Electroosmosis of gold tailings under multiple electrokinetic geosynthetics electrodes

Abstract

In dry-stack tailing ponds with high fine-grained content, a high long-term saturation line can lead to dam failure. Electroosmotic consolidation is an effective method for reducing dam saturation lines. However, traditional electrodes have low corrosion resistance and poor contact, which limits the development of electroosmotic drainage technology for tailings. In this study, an electroosmotic drainage device, an electrokinetic geosynthetic (EKG) electrode, was designed. The influence law of the electrode material, potential gradient, and number of electrodes on the water drainage, current, and resistance was analyzed.

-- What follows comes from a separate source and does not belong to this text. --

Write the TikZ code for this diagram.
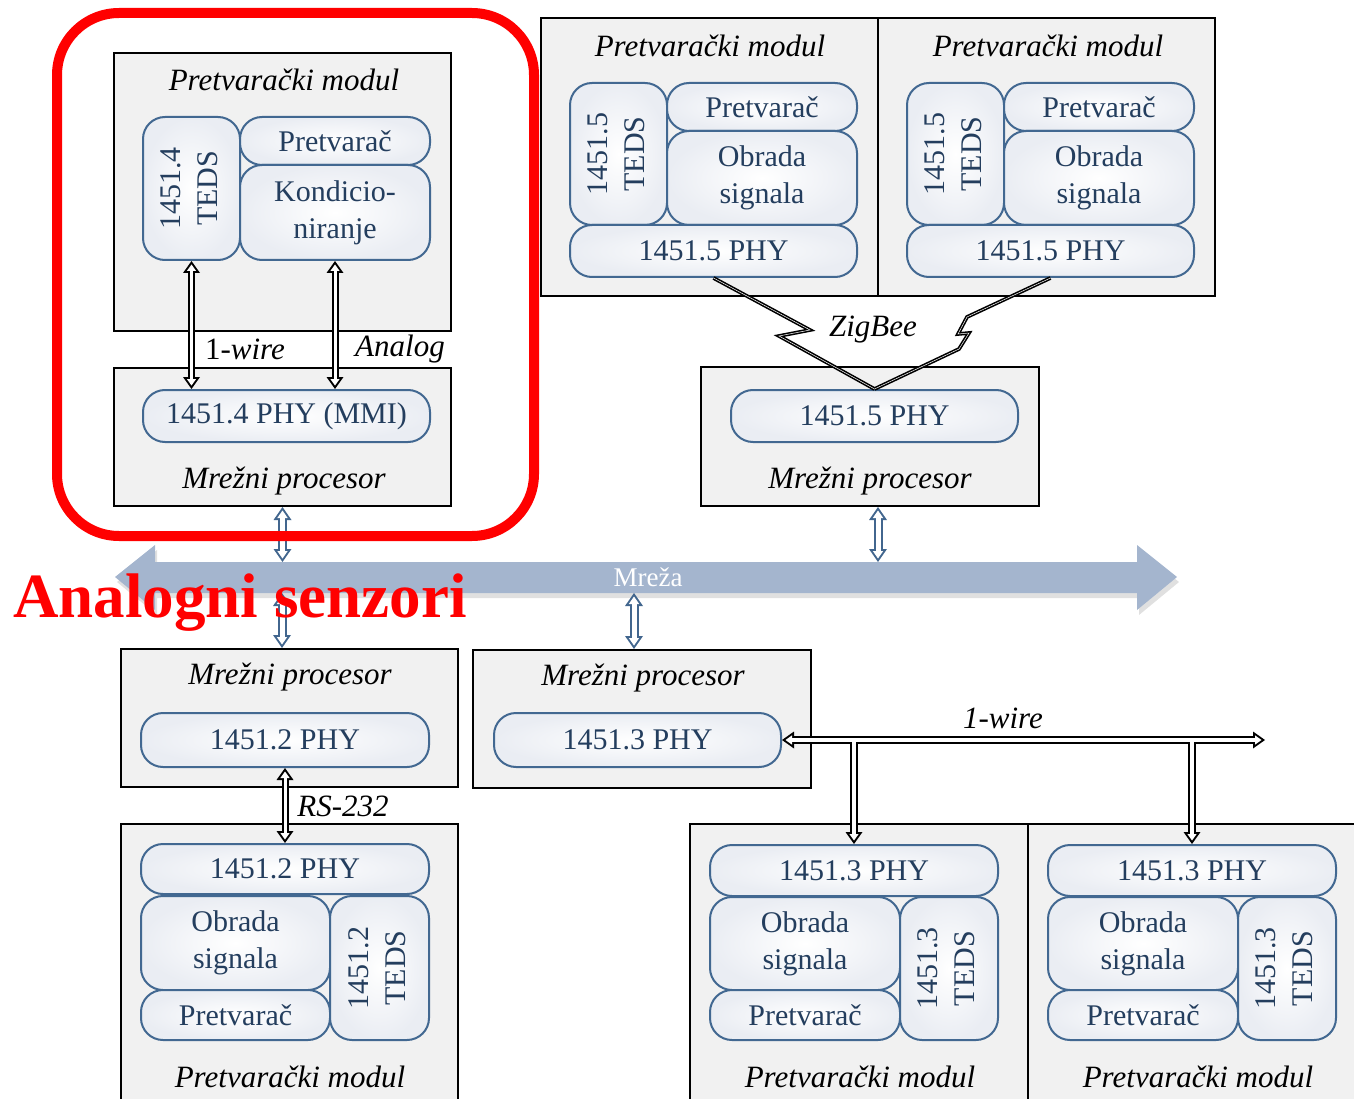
\documentclass[tikz,border=0pt]{standalone}
\usepackage{fontspec}
\setmainfont{Liberation Serif}
\usetikzlibrary{positioning,arrows.meta}

\definecolor{partblue}{RGB}{66,104,145}
\definecolor{parttext}{RGB}{36,62,94}
\definecolor{partshade}{RGB}{234,237,243}
\definecolor{modgray}{RGB}{241,241,241}
\definecolor{netfill}{RGB}{164,181,206}
\definecolor{linkblue}{RGB}{66,102,142}

\newcommand{\partfont}{\fontsize{30}{37}\selectfont}
\newcommand{\modtitlefont}{\fontsize{31}{36}\selectfont\itshape}
\newcommand{\tedslabel}[1]{\rotatebox{90}{\begin{tabular}{@{}c@{}}#1\\TEDS\end{tabular}}}

\tikzset{
  module/.style={draw, line width=2pt, fill=modgray, inner sep=0pt},
  part/.style={draw=partblue, line width=2pt, rounded corners=22pt, inner color=white,
    outer color=partshade, text=parttext, align=center, inner sep=0pt, font=\partfont},
  modtitle/.style={font=\modtitlefont},
  bigtip/.tip={Triangle[length=12pt,width=17pt,line width=0pt]},
  smalltip/.tip={Triangle[length=6.5pt,width=9.3pt,line width=0pt]},
  bluetip/.tip={Triangle[length=13pt,width=18pt,line width=0pt]},
  bluesmall/.tip={Triangle[length=7.5pt,width=10.4pt,line width=0pt]},
  hollow/.style={line width=7pt, bigtip-bigtip,
    postaction={draw=white, line width=3pt, shorten <=3.5pt, shorten >=3.5pt, smalltip-smalltip}},
  netlink/.style={draw=linkblue, line width=9pt, bluetip-bluetip,
    postaction={draw=white, line width=5pt, shorten <=3.5pt, shorten >=3.5pt, bluesmall-bluesmall}},
  busout/.style={line width=8pt},
  busin/.style={draw=white, line width=4pt},
  zig/.style={line width=1.6pt, double=white, double distance=0.5pt},
}

\begin{document}
\begin{tikzpicture}[x=1pt,y=-1pt,line join=miter]
\useasboundingbox (0,0) rectangle (1354,1099);
%% modules
\node (pmL) at (282.5,192) [module, minimum width=337pt, minimum height=278pt] {};
\node (mpL) at (282.5,437) [module, minimum width=337pt, minimum height=138pt] {};
\node (pmB) at (709.5,157) [module, minimum width=337pt, minimum height=278pt] {};
\node (pmC) at (1046.5,157) [module, minimum width=337pt, minimum height=278pt] {};
\node (mpB) at (870,436.5) [module, minimum width=338pt, minimum height=139pt] {};
\node (mpD) at (289.5,718) [module, minimum width=337pt, minimum height=138pt] {};
\node (pmD) at (289.5,967) [module, minimum width=337pt, minimum height=286pt] {};
\node (mpE) at (642,719) [module, minimum width=338pt, minimum height=138pt] {};
\node (pmF) at (859,967) [module, minimum width=338pt, minimum height=286pt] {};
\node (pmG) at (1197,967) [module, minimum width=338pt, minimum height=286pt] {};
%
\node (pmLt) at (284,80) [modtitle] {Pretvarački modul};
\node (mpLt) at (284,481) [modtitle] {Mrežni procesor};
\node (pmBt) at (710,46) [modtitle] {Pretvarački modul};
\node (pmCt) at (1048,46) [modtitle] {Pretvarački modul};
\node (mpBt) at (870,481) [modtitle] {Mrežni procesor};
\node (mpDt) at (290,677) [modtitle] {Mrežni procesor};
\node (pmDt) at (290,1077) [modtitle] {Pretvarački modul};
\node (mpEt) at (643,678) [modtitle] {Mrežni procesor};
\node (pmFt) at (860,1077) [modtitle] {Pretvarački modul};
\node (pmGt) at (1198,1077) [modtitle] {Pretvarački modul};
%% parts, top left
\node (tedsL) at (191.5,188.5) [part, minimum width=97pt, minimum height=143pt] {\tedslabel{1451.4}};
\node (convL) at (335,141) [part, minimum width=190pt, minimum height=48pt] {Pretvarač};
\node (condL) at (335,212.5) [part, minimum width=190pt, minimum height=95pt] {Kondicio-\\niranje};
\node (phyL) at (286.5,416) [part, minimum width=287pt, minimum height=52pt] {1451.4 PHY (MMI)};
%% parts, top
\node (tedsB) at (618.5,154) [part, minimum width=97pt, minimum height=142pt] {\tedslabel{1451.5}};
\node (convB) at (762,107) [part, minimum width=190pt, minimum height=48pt] {Pretvarač};
\node (sigB) at (762,178) [part, minimum width=190pt, minimum height=94pt] {Obrada\\signala};
\node (phyB) at (713.5,251) [part, minimum width=287pt, minimum height=52pt] {1451.5 PHY};
\node (tedsC) at (955.5,154) [part, minimum width=97pt, minimum height=142pt] {\tedslabel{1451.5}};
\node (convC) at (1099,107) [part, minimum width=190pt, minimum height=48pt] {Pretvarač};
\node (sigC) at (1099,178) [part, minimum width=190pt, minimum height=94pt] {Obrada\\signala};
\node (phyC) at (1050.5,251) [part, minimum width=287pt, minimum height=52pt] {1451.5 PHY};
\node (phyM) at (874.5,416) [part, minimum width=287pt, minimum height=52pt] {1451.5 PHY};
%% parts, bottom
\node (phyD) at (285,740) [part, minimum width=288pt, minimum height=54pt] {1451.2 PHY};
\node (phyD2) at (285,869) [part, minimum width=288pt, minimum height=50pt] {1451.2 PHY};
\node (sigD) at (235.5,943) [part, minimum width=189pt, minimum height=94pt] {Obrada\\signala};
\node (convD) at (235.5,1015) [part, minimum width=189pt, minimum height=50pt] {Pretvarač};
\node (tedsD) at (379.5,968) [part, minimum width=99pt, minimum height=144pt] {\tedslabel{1451.2}};
\node (phyE) at (637.5,740) [part, minimum width=287pt, minimum height=54pt] {1451.3 PHY};
\node (phyF) at (854,870.5) [part, minimum width=288pt, minimum height=51pt] {1451.3 PHY};
\node (sigF) at (805,943.5) [part, minimum width=190pt, minimum height=93pt] {Obrada\\signala};
\node (convF) at (805,1015) [part, minimum width=190pt, minimum height=50pt] {Pretvarač};
\node (tedsF) at (949,968.5) [part, minimum width=98pt, minimum height=143pt] {\tedslabel{1451.3}};
\node (phyG) at (1192,870.5) [part, minimum width=288pt, minimum height=51pt] {1451.3 PHY};
\node (sigG) at (1143,943.5) [part, minimum width=190pt, minimum height=93pt] {Obrada\\signala};
\node (convG) at (1143,1015) [part, minimum width=190pt, minimum height=50pt] {Pretvarač};
\node (tedsG) at (1287,968.5) [part, minimum width=98pt, minimum height=143pt] {\tedslabel{1451.3}};
%% wired links
\draw[hollow] (tedsL.south) -- (tedsL.south |- phyL.north);
\draw[hollow] (condL.south) -- (condL.south |- phyL.north);
\node (wireL) at (245,349) [font=\modtitlefont] {\upshape 1-\itshape wire};
\node (analog) at (400,349) [modtitle] {Analog};
\draw[hollow] (phyD.south) -- (phyD2.north);
\node (rs) at (343,806) [modtitle] {RS-232};
%% 1-wire bus
\coordinate (busR) at (1265,740);
\draw[busout, bigtip-bigtip] (phyE.east) -- (busR);
\draw[busout, -bigtip] (phyF.north |- busR) -- (phyF.north);
\draw[busout, -bigtip] (phyG.north |- busR) -- (phyG.north);
\draw[busin, smalltip-smalltip, shorten <=3.5pt, shorten >=3.5pt] (phyE.east) -- (busR);
\draw[busin, -smalltip, shorten >=3.5pt] (phyF.north |- busR) -- (phyF.north);
\draw[busin, -smalltip, shorten >=3.5pt] (phyG.north |- busR) -- (phyG.north);
\node (wireB) at (1003,718) [modtitle] {1-wire};
%% ZigBee
\draw[zig] (phyB.south) -- (810,330) -- (779,336) -- (phyM.north);
\draw[zig] (phyC.south) -- (967,317) -- (958,334) -- (969,333) -- (959,349) -- (phyM.north);
\node (zigbee) at (873,330) [modtitle] {ZigBee};
%% network
\fill[black, opacity=.12, shift={(2,5)}] (115,577) -- (155,545) -- (155,562) -- (1137,562) -- (1137,545)
  -- (1177,577) -- (1137,610) -- (1137,593) -- (155,593) -- (155,610) -- cycle;
\fill[netfill] (115,577) -- (155,545) -- (155,562) -- (1137,562) -- (1137,545)
  -- (1177,577) -- (1137,610) -- (1137,593) -- (155,593) -- (155,610) -- cycle;
\node (mreza) at (648,577) [text=white, font=\fontsize{27}{30}\selectfont] {Mreža};
\coordinate (netT) at (0,562);
\coordinate (netB) at (0,593);
\draw[netlink] (mpL.south) -- (mpL.south |- netT);
\draw[netlink] ([xshift=8pt]mpB.south) -- ([xshift=8pt]mpB.south |- netT);
\draw[netlink] ([xshift=-8pt]mpE.north |- netB) -- ([xshift=-8pt]mpE.north);
\draw[netlink] ([xshift=-7.5pt]mpD.north |- netB) -- ([xshift=-7.5pt]mpD.north);
%% highlight
\draw[red, line width=10pt, rounded corners=62pt] (57,13) rectangle (534,536);
\node (analogni) at (240,603) [text=red, font=\fontsize{63}{70}\selectfont\bfseries] {Analogni senzori};
\end{tikzpicture}
\end{document}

The results show that the EKG electrode has excellent corrosion resistance, with its weight loss after electroosmosis, water drainage, and equivalent allowable current being 1.67%, 122%, and ∼2.3 times that of a copper electrode, respectively. Furthermore, it was found that the optimal potential gradient was 1.2 V/cm, and the water drainage cannot be improved by an exceedingly high potential gradient. The current pathway in the test box was in parallel, and the water drainage increased to 410% and the contact resistance decreased by 83% when the number of electrodes was four. These results and novel methodology provide new ideas for EKG electrode design and represent an effective method for saturation line control in gold tailing ponds.